Madonna trades memorable music for gaudy spectacle

 

July 13, 2004

BY JIM DeROGATIS  Pop Music Critic

Over the course of her two-decade career, Madonna has accomplished many things: She has been a champion button-pusher, a fashion trendsetter and a provocative performance artist.

The 45-year-old singer has also recorded some extraordinary music (along with a fair amount of pop fluff). But judging from her spectacle-laden performance at the United Center on Sunday, that's the accomplishment she cares about least.

The dance diva's skimpy 105-minute show -- the first of four in Chicago -- certainly gave her fans a lot of high-tech, whiz-bang gimmickry for their hard-earned dollars. (The top ticket price: $317.50.) But the music was essentially an afterthought.

CONCERT REVIEW

MADONNA

AT THE UNITED CENTER


When: 8 p.m. Wednesday and Thursday

Where: 1901 W. Madison

Tickets: $45-$300; scattered seats still available
 

Phone: (312) 559-1212

 

Judged against the standards of, say, the Cirque du Soleil, a modern Broadway production or the videos-come-to-life concerts by Madonna offspring such as Britney Spears and Christina Aguilera, it was a heck of a show. But call me old-fashioned: I went for the music. And in this department, the Reinvention Tour needed serious reanimating.

After starting 40 minutes late and turning off the arena's air-conditioning in order to preserve her platinum pipes, Madonna played a mere 24 songs -- that's counting the ponderous "I am a prophet" faux-Biblical introduction -- and she wasn't even onstage for three of those.

Yes, the set list spanned her career, and she overcame her longstanding reluctance to play her older hits. But several of these were delivered in arrangements that were so bizarre that they played like parodies. That is, unless you agree that bagpipes and martial drummers were always lacking in 1984's "Into the Groove."

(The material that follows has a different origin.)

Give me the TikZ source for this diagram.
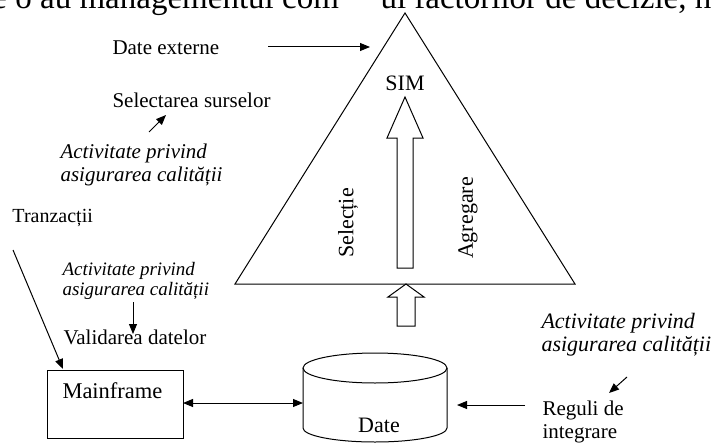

(What was with the Scottish kilts and the odd choice of sonic filigree? Maddy and British director Guy Ritchie were married in a Scottish castle and like to vacation in the highlands -- that's the only fact that I could find to explain this strange detour, one of several in the show that made no sense to anyone besides the singer's self-indulgent choreographers, set designers and wardrobe artists.)

"Vogue" was reimagined as a soundtrack for the court of Marie Antoinette; 1983's "Burning Up" got some incongruous, generic heavy-metal guitar and "Lament" from the musical "Evita" served only to underscore that Madonna was poorly suited to perform in musicals like "Evita." (And no, the set piece that found her strapped into an electric chair wasn't enough to distract from her melodramatic crooning.)

The singer also played six songs from last year's abysmal techno-folkie flop, "American Life." Contrary to what some critics have said, the material fared no better in concert than it does on the flat and uninspired recording. Madonna continued to overuse the electronic vocoder effect on her voice (perhaps to mask the insipid lyrics), the sultry come-ons of her "Erotica" era were still sorely missed and the show came to a screeching halt with the dumb and stilted rap in the middle of the maudlin "Mother and Father."

Musically, however, the nadir was an anemic, histrionic and soulless electronic reading of John Lennon's "Imagine" set to a barrage of video images of children from around the globe plagued by the ravages of hunger and war. (War and hunger = bad! Imagine no possessions = good! That is, after you've gone into hock buying concert tickets.)

As a political commentator, Madonna made Bart Simpson seem as sophisticated as Noam Chomsky. And her attempts to enlighten us about her arcane spiritual belief system didn't fare much better --though she mysteriously traded in her "Kabalists Do It Better" T-shirt for one that read, "Italians Do It Better."

Imagine no facile preaching from Madonna. It's easy if you try. Or have you really forgotten the Material Girl who fellated a water bottle in "Truth or Dare" and acted out pretty much every risque fantasy imaginable in her dirty-picture book Sex?

In the end, if you removed all of the spectacle -- the half-pipe skateboard ramp, the bagpipers, the fake explosions, the dancers' military drills, the descending catwalk and the multiple video screens -- you had an aging singer with an impressive catalog and a voice that (at least on the dance numbers) is arguably stronger than it's ever been.

Sadly, Madonna lacked enough faith in these assets to rely on them being enough to entertain us. Instead, she beat us over the heads with yet another dizzying and superfluous MTV-style visual assault.

The most radical reinvention that Madonna could have chosen at this point in her career was to simply emphasize the music. (You know, that stuff that "makes the people come together/Music makes the bourgeoisie and the rebels/ Think of yesterday.")

Believe it or not, Maddy, it's your music that will endure when all the rest is gone, after the last bagpiper has hung up his kilt and the skateboarder no longer has enough hair to grow a Mohawk.